**DATA:**
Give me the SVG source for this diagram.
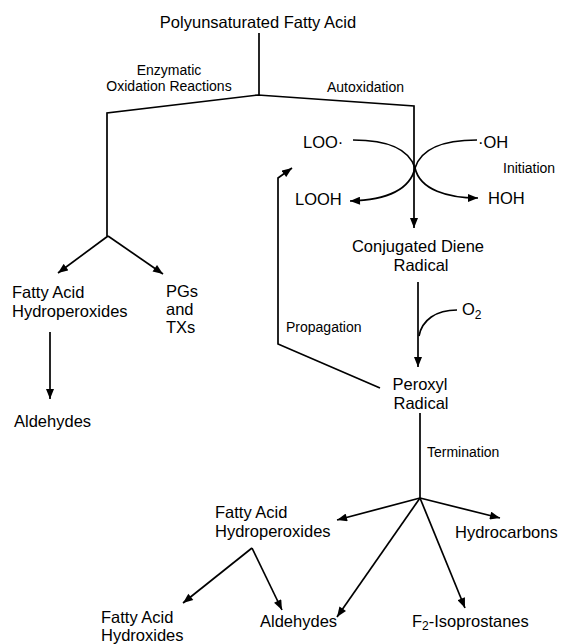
<svg xmlns="http://www.w3.org/2000/svg" width="569" height="644" viewBox="0 0 569 644">
<defs>
<marker id="ah" viewBox="0 0 10 8" refX="10" refY="4" markerWidth="11" markerHeight="8" markerUnits="userSpaceOnUse" orient="auto"><path d="M0,0 L10,4 L0,8 Z" fill="#000"/></marker>
</defs>
<style>
text{font-family:"Liberation Sans",Arial,sans-serif;fill:#000}
.m{font-size:16.5px}
.s{font-size:14px}
.c{stroke:#000;stroke-width:1.7;fill:none}
.a{marker-end:url(#ah)}
</style>
<rect width="569" height="644" fill="#fff"/>
<g id="connectors">
<line class="c" x1="259" y1="33" x2="259" y2="95"/>
<path class="c a" d="M107,236 V113 L258,95 L414,106 V228"/>
<path class="c" d="M353,140 C392,140 410,152 415,168"/>
<path class="c" d="M477,140 C438,140 420,152 415,168"/>
<path class="c a" d="M415,168 C410,190 385,200 350,201"/>
<path class="c a" d="M415,168 C420,190 448,198 478,198"/>
<line class="c a" x1="108" y1="236" x2="58" y2="273"/>
<line class="c a" x1="108" y1="236" x2="163" y2="274"/>
<line class="c a" x1="50" y1="332" x2="50" y2="399"/>
<path class="c a" d="M380,388 L278,344 V178 L292,168"/>
<line class="c a" x1="418" y1="282" x2="418" y2="367"/>
<path class="c" d="M457,310 C436,310 422,320 419,336"/>
<line class="c" x1="420" y1="413" x2="420" y2="498"/>
<line class="c a" x1="420" y1="498" x2="337" y2="520"/>
<line class="c a" x1="420" y1="498" x2="500" y2="518"/>
<line class="c a" x1="420" y1="498" x2="337" y2="617"/>
<line class="c a" x1="420" y1="498" x2="465" y2="608"/>
<line class="c a" x1="252" y1="548" x2="183" y2="603"/>
<line class="c a" x1="252" y1="548" x2="282" y2="610"/>
</g>
<g id="pufa"><text class="m" x="258" y="28" text-anchor="middle">Polyunsaturated Fatty Acid</text></g>
<g id="enzymatic"><text class="s" x="169" y="75" text-anchor="middle">Enzymatic</text><text class="s" x="169" y="91" text-anchor="middle">Oxidation Reactions</text></g>
<g id="autoxidation"><text class="s" x="327" y="92">Autoxidation</text></g>
<g id="loo"><text class="m" x="303" y="148">LOO·</text></g>
<g id="oh"><text class="m" x="478" y="148">·OH</text></g>
<g id="initiation"><text class="s" x="503" y="173">Initiation</text></g>
<g id="looh"><text class="m" x="295" y="205">LOOH</text></g>
<g id="hoh"><text class="m" x="488" y="204">HOH</text></g>
<g id="diene"><text class="m" x="418" y="252" text-anchor="middle">Conjugated Diene</text><text class="m" x="421" y="271" text-anchor="middle">Radical</text></g>
<g id="o2"><text class="m" x="462" y="315">O<tspan font-size="12" dy="4">2</tspan></text></g>
<g id="propagation"><text class="s" x="286" y="332">Propagation</text></g>
<g id="peroxyl"><text class="m" x="420" y="390" text-anchor="middle">Peroxyl</text><text class="m" x="421" y="409" text-anchor="middle">Radical</text></g>
<g id="termination"><text class="s" x="427" y="457">Termination</text></g>
<g id="fahp-left"><text class="m" x="12" y="298">Fatty Acid</text><text class="m" x="12" y="317">Hydroperoxides</text></g>
<g id="pgs"><text class="m" x="166" y="297">PGs</text><text class="m" x="166" y="315">and</text><text class="m" x="166" y="333">TXs</text></g>
<g id="aldehydes-left"><text class="m" x="14" y="427">Aldehydes</text></g>
<g id="fahp-right"><text class="m" x="215" y="518">Fatty Acid</text><text class="m" x="215" y="537">Hydroperoxides</text></g>
<g id="hydrocarbons"><text class="m" x="455" y="538">Hydrocarbons</text></g>
<g id="hydroxides"><text class="m" x="101" y="623">Fatty Acid</text><text class="m" x="101" y="641">Hydroxides</text></g>
<g id="aldehydes-right"><text class="m" x="260" y="627">Aldehydes</text></g>
<g id="isoprostanes"><text class="m" x="412" y="627">F<tspan font-size="12" dy="3">2</tspan><tspan dy="-3">-Isoprostanes</tspan></text></g>
</svg>
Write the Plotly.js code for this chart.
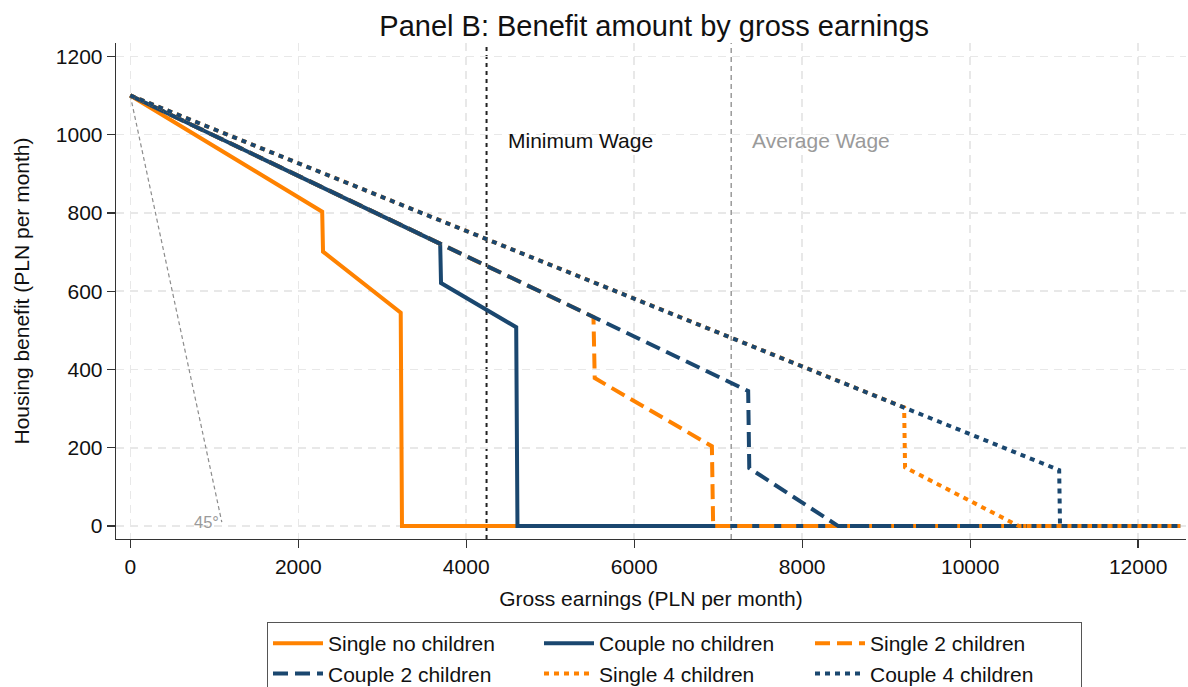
<!DOCTYPE html>
<html>
<head>
<meta charset="utf-8">
<script src="https://cdn.plot.ly/plotly-3.0.1.min.js"></script>
<style>
  html, body { margin: 0; padding: 0; background: #ffffff; }
  #chart { width: 1188px; height: 687px; }
</style>
</head>
<body>
<div id="chart"></div>
<script>
// ---- data ----
const seriesNames = ["Single no children", "Couple no children", "Single 2 children",
                     "Couple 2 children", "Single 4 children", "Couple 4 children"];

const singleNoChildrenX = [0, 2285, 2295, 3220, 3235, 12500];
const singleNoChildrenY = [1100, 803, 701, 545, 0, 0];

const coupleNoChildrenX = [0, 3690, 3700, 4595, 4610, 12500];
const coupleNoChildrenY = [1100, 721, 621, 508, 0, 0];

const single2ChildrenX = [0, 5515, 5530, 6925, 6940, 12500];
const single2ChildrenY = [1100, 534, 378, 204, 0, 0];

const couple2ChildrenX = [0, 7357, 7370, 8430, 12500];
const couple2ChildrenY = [1100, 345, 148, 0, 0];

const single4ChildrenX = [0, 9214, 9225, 10580, 12500];
const single4ChildrenY = [1100, 303, 150, 0, 0];

const couple4ChildrenX = [0, 11060, 11070, 12500];
const couple4ChildrenY = [1100, 143, 0, 0];

const line45X = [0, 1090];
const line45Y = [1100, 10];

const minimumWage = 4242;
const averageWage = 7155;
const wageLabelY = 986;

const xTicks = [0, 2000, 4000, 6000, 8000, 10000, 12000];
const yTicks = [0, 200, 400, 600, 800, 1000, 1200];

// ---- styles ----
const ORANGE = "#ff8200";
const NAVY = "#1a476f";
const FONT = "Liberation Sans, Arial, sans-serif";

function series(x, y, name, color, dash) {
  return {
    type: "scatter", mode: "lines", x: x, y: y, name: name,
    line: { color: color, width: 4, dash: dash },
    hoverinfo: "skip"
  };
}

const traces = [
  {
    type: "scatter", mode: "lines", x: line45X, y: line45Y, showlegend: false,
    line: { color: "#8c8c8c", width: 1.2, dash: "4px,3px" }, hoverinfo: "skip"
  },
  series(singleNoChildrenX, singleNoChildrenY, seriesNames[0], ORANGE, "solid"),
  series(coupleNoChildrenX, coupleNoChildrenY, seriesNames[1], NAVY, "solid"),
  series(single2ChildrenX, single2ChildrenY, seriesNames[2], ORANGE, "15px,7px"),
  series(couple2ChildrenX, couple2ChildrenY, seriesNames[3], NAVY, "15px,7px"),
  series(single4ChildrenX, single4ChildrenY, seriesNames[4], ORANGE, "5px,5px"),
  series(couple4ChildrenX, couple4ChildrenY, seriesNames[5], NAVY, "5px,5px")
];

const layout = {
  width: 1188, height: 687,
  margin: { l: 116, r: 2, t: 43, b: 148, autoexpand: false },
  paper_bgcolor: "#ffffff", plot_bgcolor: "#ffffff",
  font: { family: FONT, size: 21, color: "#111111" },
  title: {
    text: "Panel B: Benefit amount by gross earnings",
    font: { family: FONT, size: 29, color: "#111111" },
    x: 0.503, xref: "paper", xanchor: "center",
    y: 1 - 26 / 687, yref: "container", yanchor: "middle"
  },
  xaxis: {
    range: [-170, 12570], tickvals: xTicks, ticktext: xTicks.map(String),
    showline: true, linecolor: "#333333", linewidth: 1.3,
    ticks: "outside", ticklen: 8, tickwidth: 1.3, tickcolor: "#333333",
    showgrid: true, gridcolor: "#e8e8e8", gridwidth: 1.5, griddash: "8px,6px",
    zeroline: false,
    tickfont: { family: FONT, size: 21, color: "#111111" },
    title: { text: "Gross earnings (PLN per month)", standoff: 14,
             font: { family: FONT, size: 21, color: "#111111" } }
  },
  yaxis: {
    range: [-33, 1234], tickvals: yTicks, ticktext: yTicks.map(String),
    showline: true, linecolor: "#333333", linewidth: 1.3,
    ticks: "outside", ticklen: 8, tickwidth: 1.3, tickcolor: "#333333",
    showgrid: true, gridcolor: "#e8e8e8", gridwidth: 1.5, griddash: "8px,6px",
    zeroline: false,
    tickfont: { family: FONT, size: 21, color: "#111111" },
    title: { text: "Housing benefit (PLN per month)", standoff: 20,
             font: { family: FONT, size: 21, color: "#111111" } }
  },
  shapes: [
    { type: "line", xref: "x", yref: "paper", x0: minimumWage, x1: minimumWage, y0: 0, y1: 1,
      line: { color: "#222222", width: 2, dash: "4px,4px" }, layer: "between" },
    { type: "line", xref: "x", yref: "paper", x0: averageWage, x1: averageWage, y0: 0, y1: 1,
      line: { color: "#9a9a9a", width: 1.5, dash: "5px,4px" }, layer: "between" }
  ],
  annotations: [
    { x: minimumWage, y: wageLabelY, xref: "x", yref: "y", text: "Minimum Wage",
      xanchor: "left", yanchor: "middle", xshift: 19, showarrow: false,
      font: { family: FONT, size: 21, color: "#111111" } },
    { x: averageWage, y: wageLabelY, xref: "x", yref: "y", text: "Average Wage",
      xanchor: "left", yanchor: "middle", xshift: 19, showarrow: false,
      font: { family: FONT, size: 21, color: "#9a9a9a" } },
    { x: line45X[1], y: line45Y[1], xref: "x", yref: "y", text: "45°",
      xanchor: "right", yanchor: "middle", xshift: -1, yshift: 0, showarrow: false,
      font: { family: FONT, size: 16.5, color: "#9a9a9a" } }
  ],
  legend: {
    orientation: "h", x: 151 / 1070, xanchor: "left", y: -83 / 496, yanchor: "top",
    xref: "paper", yref: "paper",
    bgcolor: "#ffffff", bordercolor: "#555555", borderwidth: 1,
    font: { family: FONT, size: 21, color: "#111111" },
    itemwidth: 50,
    entrywidth: 206, entrywidthmode: "pixels", traceorder: "normal"
  },
  showlegend: true
};

Plotly.newPlot("chart", traces, layout, { displayModeBar: false, staticPlot: true });
</script>
</body>
</html>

**SHORT EXERCISE:**
Return each line that includes "chart".

**TASK ANSWER:**
Write the Plotly.js code for this chart.
  #chart { width: 1188px; height: 687px; }
<div id="chart"></div>
Plotly.newPlot("chart", traces, layout, { displayModeBar: false, staticPlot: true });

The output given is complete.